Ask a chemist - cooling CO2
July 24, 2008 2:51 PM   Subscribe

A question for chemists - I am doing a calculation about the energy requirements of taking CO2 at atmospheric pressure and temperature and compressing it to 2 MPa (2000 kPa, about 300 psi) and cooling it to -31ºC and am a bit uncertain about handling the phase change from gas to liquid.

The 2 MPa, -31ºC is the IPCC's state for transport of CO2 by road or rail tanker.

I've assumed an isentropic two-stage compression to get to 2 MPa.

I've calculated that the gas would be around 140ºC after the compression is complete. So, one can assume that no energy is required to cool to atmospheric temperature. But to cool it further would require refrigeration... and then there is the phase change (heat released going from gas to liquid?).

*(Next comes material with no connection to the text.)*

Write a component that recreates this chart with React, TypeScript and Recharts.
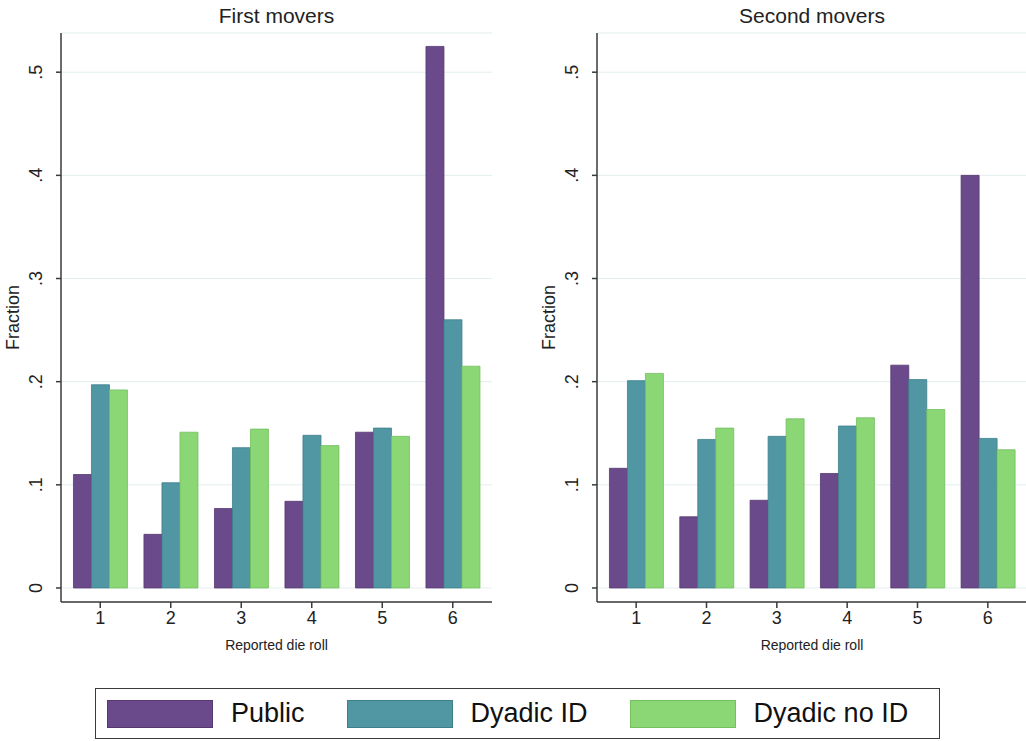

What do I need to do to calculate the energy required for that 2 MPa at 25ºC to 2 MPa at -31ºC step?
∆h = cp∆T but what about the phase change? (I knew how to handle this, once, long ago)
posted by gspm to Science & Nature (7 answers total) 1 user marked this as a favorite
 
Best answer: In addition to accounting for the heat of vaporization, the specific heat of most fluids tends to become somewhat nonlinear near phase transitions. To compensate for this, you can use tabulated data, such as that provided by NIST for CO2 and many other fluids.

The enthalpy change for going from 25 C to -31 C is 355 kJ/kg. The minimum (ideal) refrigeration work required to do this is not Δh, but Δh - ToΔs, which in this case works out to -58 kJ/kg (negative in this case indicating work input to the refrigerator).
posted by yarmond at 3:25 PM on July 24, 2008


Yarmond, according to the link you provided, the enthalpy of CO2 at 2 MPa is 436 kJ/kg at 25°C and 129 kJ/kg at -31°C - a difference of 307 kJ/kg.
posted by Mapes at 4:35 PM on July 24, 2008


Is this for some kind of carbon capture and storage project?
posted by sindark at 4:46 PM on July 24, 2008


Mapes, you're looking at the internal energy, not the enthalpy.
posted by yarmond at 5:08 PM on July 24, 2008


Maybe this is a dumb question, but CO2 behaves weirdly with regard to phase change. It might want to go right to solid state at 2mpa...?
posted by gjc at 6:23 PM on July 24, 2008



Mapes, you're looking at the internal energy, not the enthalpy.


Ah, right you are, of course.
posted by Mapes at 7:30 PM on July 24, 2008


Response by poster: Thanks yarmond. I really wish I'd come across that tool before getting knee deep in Rivkin's Thermodynamics of Gases and the myriad of complicated equations he uses to assemble his data.

sindark - yes, it is related to some CO2 work. It is easy to find calculations for energy required to compress CO2 for transport in pipelines (at 13.8 Mpa or thereabouts) but I haven't found any calculations for compressing and cooling to the 2 MPa, -31ºC (or thereabouts) condition used for tanker transport. So I took a crack at doing it myself. And only got so far.